TMC and Classwise iterate over permutations, thus all values have the same number of counts unlike Beta. One value could have used 501 and the other 500 points. On top Beta always calculate both values (imagine cache disables, cache-hits might be very small in practice). Permutation sampling uses len(p)+1 utility evaluations but has len(p) marginal evaluations. Beta has 2 * len(samples) utility and len(samples) marginal evaluations.
Variance is a good point and we need to watch out for that
For Owen sampling: What about intetgrating n_samples factor in the counts, e.g c*n_samples?
The core has utility evaluations, which do not directly map to marginal evaluations and it is unclear how to make them have equal interpretation. But from what I see in the optimization problem: Each sampled set S is used as a constraint. Depending on the samples, v(1) might be included in 200 constraints, whereas v(2) is included in 202 constraints. Shouldn't we include that count into the ValuationResult? But for variance I don't have an interpretation here.

mdbenito commented 9 months ago

What I said was self contradictory and misleading. You are correct that counts does not mean marginal evaluations for all methods, although your analysis is not correct. There are as many marginal evaluations as updates to the value for all marginal methods, irrespective of sampler (Note btw that betashap is sampler independent). Caching doesn't play a role, as doesn't the number of utility evaluations. Yes, this affects performance, but it's not what ValuationResult.counts counts. It is used for variance estimates in MC. As such it is exactly "number of updates to the Monte Carlo estimate". This is why it is set to 1 in LC, and to the number of outer integral evaluations for Owen. Because it is used to compute the standard error of the mean, one cannot simply change it for Owen to include the inner integral because that is using a uniform quadrature rule, and there is no good number for LC.

Maybe what you are missing is a way of keeping track of utility evaluations for performance comparisons? We can't do this within Utility because it's evaluated in parallel.

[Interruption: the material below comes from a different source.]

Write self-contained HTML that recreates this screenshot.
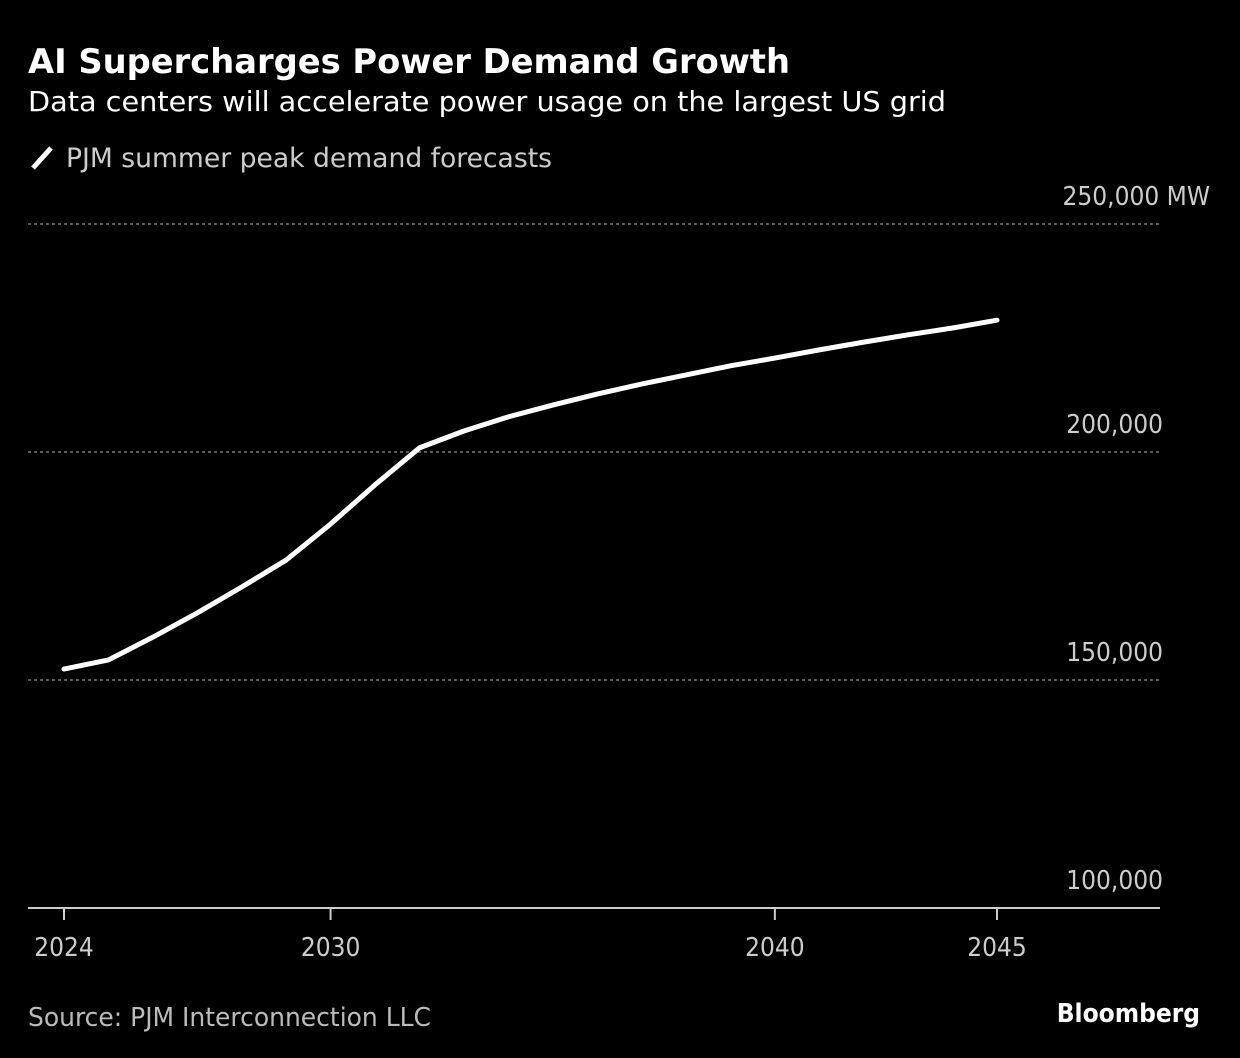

We could add a new field to the result with "number of times that an index has appeared as argument of the utility".

kosmitive commented 9 months ago

Okay got it. Indeed for the variance it doesn't make sense for LC and Owen.

Adding a second count variable might help, but I don't need access to it now. Currently algorithms terminate after a fixed number of steps and I pre-calculate how many evaluations happen to set them accordingly.